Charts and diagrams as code
-- Begin --
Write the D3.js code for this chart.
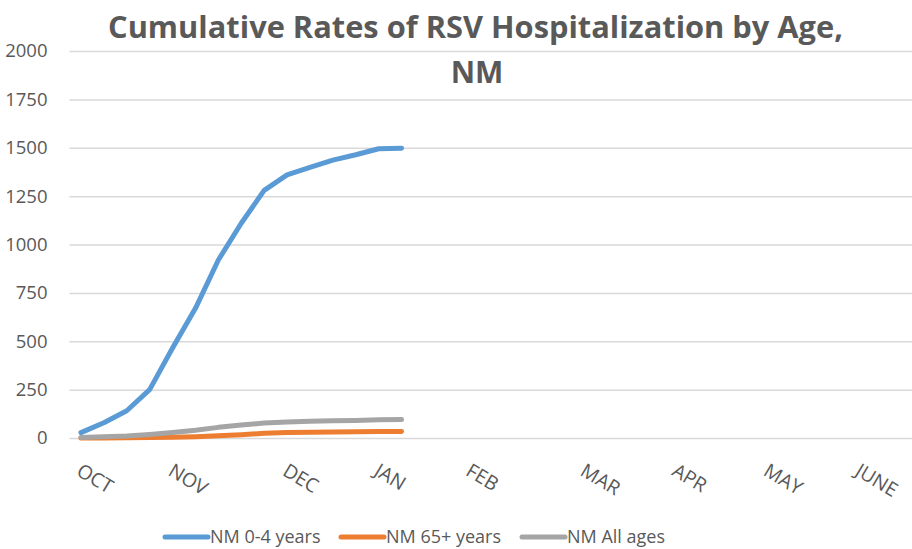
<!DOCTYPE html>
<html>
<head>
<meta charset="utf-8">
<script src="https://cdn.jsdelivr.net/npm/d3@7"></script>
<style>
  body { margin: 0; background: #fff; }
  svg { display: block; font-family: "Open Sans", sans-serif; }
</style>
</head>
<body>
<div id="chart"></div>
<script>
// weekly categories, month names only on the first week of each month
const weekLabels = [
    'OCT', '', '', '', 'NOV', '', '', '', '', 'DEC', '', '', '', 'JAN', '', '', '',
    'FEB', '', '', '', '', 'MAR', '', '', '', 'APR', '', '', '', 'MAY', '', '', '',
    'JUNE', '', ''
];
const yTicks = [0, 250, 500, 750, 1000, 1250, 1500, 1750, 2000];

const age0to4 = [28, 79, 141, 250, 465, 670, 920, 1110, 1280, 1360, 1398, 1436, 1464, 1495, 1498];
const age65plus = [0, 0, 1, 2, 4, 7, 12, 17, 24, 28, 30, 31, 32, 33, 34];
const allAges = [3, 6, 10, 18, 28, 40, 55, 67, 77, 83, 86, 89, 91, 94, 95];

const seriesNames = ['NM 0-4 years', 'NM 65+ years', 'NM All ages'];
const seriesColors = ['#5B9BD5', '#ED7D31', '#A5A5A5'];

const W = 912, H = 549;
const margin = { top: 51, left: 69.5, bottom: 111 };
const plotW = 37 * 22.9;
const plotH = H - margin.top - margin.bottom;

const svg = d3.select('#chart').append('svg')
    .attr('width', W)
    .attr('height', H);

const x = d3.scaleBand()
    .domain(weekLabels.map((d, i) => i))
    .range([margin.left, margin.left + plotW])
    .padding(0);

const y = d3.scaleLinear()
    .domain([0, 2000])
    .range([margin.top + plotH, margin.top]);

// gridlines + y labels
const yAxis = svg.append('g')
    .attr('transform', `translate(${margin.left},0)`)
    .call(d3.axisLeft(y).tickValues(yTicks).tickFormat(d3.format('d'))
        .tickSize(-plotW).tickPadding(22));
yAxis.select('.domain').remove();
yAxis.selectAll('.tick line')
    .attr('stroke', '#D9D9D9')
    .attr('stroke-width', 1.5);
yAxis.selectAll('.tick text')
    .attr('fill', '#595959')
    .style('font-size', '18.5px')
    .style('font-family', '"Open Sans", sans-serif');

// x labels, rotated
const xAxis = svg.append('g')
    .attr('transform', `translate(0,${margin.top + plotH})`)
    .call(d3.axisBottom(x).tickSize(0).tickFormat(i => weekLabels[i]));
xAxis.select('.domain').remove();
xAxis.selectAll('.tick text')
    .attr('fill', '#595959')
    .style('font-size', '19.5px')
    .style('font-family', '"Open Sans", sans-serif')
    .attr('text-anchor', 'start')
    .attr('dominant-baseline', 'hanging')
    .attr('x', 3)
    .attr('y', 22)
    .attr('dy', 0)
    .attr('transform', 'rotate(31, 3, 22)');

// lines
const allSeries = [age0to4, age65plus, allAges];
const line = d3.line()
    .x((d, i) => x(i) + x.bandwidth() / 2)
    .y(d => y(d));

allSeries.forEach((s, k) => {
    svg.append('path')
        .datum(s)
        .attr('fill', 'none')
        .attr('stroke', seriesColors[k])
        .attr('stroke-width', 5)
        .attr('stroke-linejoin', 'round')
        .attr('stroke-linecap', 'round')
        .attr('d', line);
});

// title
const title = svg.append('g').attr('fill', '#595959')
    .style('font-weight', 'bold')
    .style('font-size', '30px');
title.append('text')
    .attr('x', 108)
    .attr('y', 38)
    .attr('textLength', 735)
    .attr('lengthAdjust', 'spacingAndGlyphs')
    .text('Cumulative Rates of RSV Hospitalization by Age,');
title.append('text')
    .attr('x', 477)
    .attr('y', 83)
    .attr('text-anchor', 'middle')
    .text('NM');

// legend
const legendX = [165, 341, 522];
const legend = svg.append('g')
    .attr('transform', `translate(0,537)`);
seriesNames.forEach((name, k) => {
    const g = legend.append('g').attr('transform', `translate(${legendX[k]},0)`);
    g.append('line')
        .attr('x1', 0).attr('x2', 43)
        .attr('stroke', seriesColors[k])
        .attr('stroke-width', 5)
        .attr('stroke-linecap', 'round');
    g.append('text')
        .attr('x', 45)
        .attr('dy', '0.35em')
        .attr('fill', '#595959')
        .style('font-size', '18px')
        .text(name);
});
</script>
</body>
</html>
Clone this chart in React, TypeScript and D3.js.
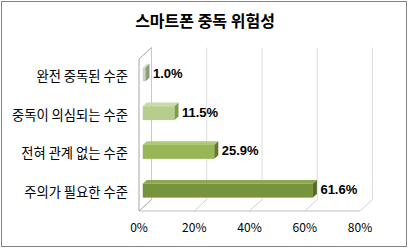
import React from "react";
import * as d3 from "d3";

const title = "스마트폰 중독 위험성";
const categories = ["완전 중독된 수준", "중독이 의심되는 수준", "전혀 관계 없는 수준", "주의가 필요한 수준"];
const values = [1.0, 11.5, 25.9, 61.6];
const valueLabels = ["1.0%", "11.5%", "25.9%", "61.6%"];
const ticks = [0, 20, 40, 60, 80];
const tickLabels = ["0%", "20%", "40%", "60%", "80%"];

const palette = [
  { front: "#c9d3b9", top: "#dbe2cf", side: "#8e9c7b" },
  { front: "#b6cd8c", top: "#c9dba7", side: "#7f9a51" },
  { front: "#99b656", top: "#afc873", side: "#627a2c" },
  { front: "#77933c", top: "#8ba851", side: "#566c26" },
];

const W = 409;
const H = 249;
const KR = "'Noto Sans CJK KR', 'Noto Sans', sans-serif";

export default function App() {
  const x = d3.scaleLinear().domain([0, 80]).range([139, 360]);
  const y = d3
    .scaleBand<string>()
    .domain(categories)
    .range([55, 210])
    .paddingInner(0.64)
    .paddingOuter(0.32);

  const floorY = 211;
  const depthX = 12.5;
  const depthY = -11.5;
  const wallTopFront = 59;
  const wallTopBack = wallTopFront + depthY;

  const d0 = 0.3;
  const d1 = 0.62;
  const ox = depthX * d0;
  const barDX = depthX * (d1 - d0);
  const barDY = depthY * (d1 - d0);
  const bh = y.bandwidth();

  return (
    <svg
      width={W}
      height={H}
      style={{ position: "fixed", left: 0, top: 0, background: "#fff" }}
    >
      <rect x={0} y={0} width={W} height={H} fill="#fff" />
      <rect x={1.5} y={1.5} width={405} height={245} fill="#fff" stroke="#868686" strokeWidth={1} />

      <text
        x={205}
        y={27}
        textAnchor="middle"
        fontFamily={KR}
        fontWeight={700}
        fontSize={16}
        fill="#000"
      >
        {title}
      </text>

      {ticks.map((t) => (
        <line
          key={"g" + t}
          x1={x(t) + depthX}
          x2={x(t) + depthX}
          y1={wallTopBack}
          y2={floorY + depthY}
          stroke={t === 0 ? "#c8c8c8" : "#dedede"}
          strokeWidth={1}
        />
      ))}
      {ticks.map((t) => (
        <line
          key={"f" + t}
          x1={x(t)}
          y1={floorY}
          x2={x(t) + depthX}
          y2={floorY + depthY}
          stroke={t === 0 ? "#a6a6a6" : "#d0d0d0"}
          strokeWidth={1}
        />
      ))}
      <line x1={x(0)} x2={x(80)} y1={floorY} y2={floorY} stroke="#bfbfbf" strokeWidth={1} />
      <polyline
        points={`${x(0)},${floorY} ${x(0)},${wallTopFront} ${x(0) + depthX},${wallTopBack}`}
        fill="none"
        stroke="#a6a6a6"
        strokeWidth={1}
      />

      {categories.map((c, i) => {
        const col = palette[i];
        const x0 = x(0) + ox;
        const x1 = x(values[i]) + ox;
        const y0 = y(c) as number;
        const y1 = y0 + bh;
        return (
          <g key={c}>
            <rect x={x0} y={y0} width={x1 - x0} height={bh} fill={col.front} />
            <polygon
              points={`${x0},${y0} ${x1},${y0} ${x1 + barDX},${y0 + barDY} ${x0 + barDX},${y0 + barDY}`}
              fill={col.top}
            />
            <polygon
              points={`${x1},${y0} ${x1 + barDX},${y0 + barDY} ${x1 + barDX},${y1 + barDY} ${x1},${y1}`}
              fill={col.side}
            />
            <text
              x={x1 + barDX + 3.5}
              y={y0 + bh / 2 - 1}
              dominantBaseline="central"
              fontFamily="'Liberation Sans', Arial, sans-serif"
              fontWeight={700}
              fontSize={13}
              fill="#000"
            >
              {valueLabels[i]}
            </text>
            <text
              x={128}
              y={y0 + bh / 2 + 1}
              textAnchor="end"
              dominantBaseline="central"
              fontFamily={KR}
              fontSize={13.3}
              fill="#000"
            >
              {c}
            </text>
          </g>
        );
      })}

      {ticks.map((t, i) => (
        <text
          key={"t" + t}
          x={x(t)}
          y={226}
          textAnchor="middle"
          dominantBaseline="central"
          fontFamily={KR}
          fontSize={12}
          fill="#000"
        >
          {tickLabels[i]}
        </text>
      ))}
    </svg>
  );
}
-- End --
Restate, line by line and word for word, everything from the top of the material through the line that contains "const seriesColors = ['#5B9BD5', '#ED7D31', '#A5A5A5'];". Leave pictures out.

Write the D3.js code for this chart.
<!DOCTYPE html>
<html>
<head>
<meta charset="utf-8">
<script src="https://cdn.jsdelivr.net/npm/d3@7"></script>
<style>
  body { margin: 0; background: #fff; }
  svg { display: block; font-family: "Open Sans", sans-serif; }
</style>
</head>
<body>
<div id="chart"></div>
<script>
// weekly categories, month names only on the first week of each month
const weekLabels = [
    'OCT', '', '', '', 'NOV', '', '', '', '', 'DEC', '', '', '', 'JAN', '', '', '',
    'FEB', '', '', '', '', 'MAR', '', '', '', 'APR', '', '', '', 'MAY', '', '', '',
    'JUNE', '', ''
];
const yTicks = [0, 250, 500, 750, 1000, 1250, 1500, 1750, 2000];

const age0to4 = [28, 79, 141, 250, 465, 670, 920, 1110, 1280, 1360, 1398, 1436, 1464, 1495, 1498];
const age65plus = [0, 0, 1, 2, 4, 7, 12, 17, 24, 28, 30, 31, 32, 33, 34];
const allAges = [3, 6, 10, 18, 28, 40, 55, 67, 77, 83, 86, 89, 91, 94, 95];

const seriesNames = ['NM 0-4 years', 'NM 65+ years', 'NM All ages'];
const seriesColors = ['#5B9BD5', '#ED7D31', '#A5A5A5'];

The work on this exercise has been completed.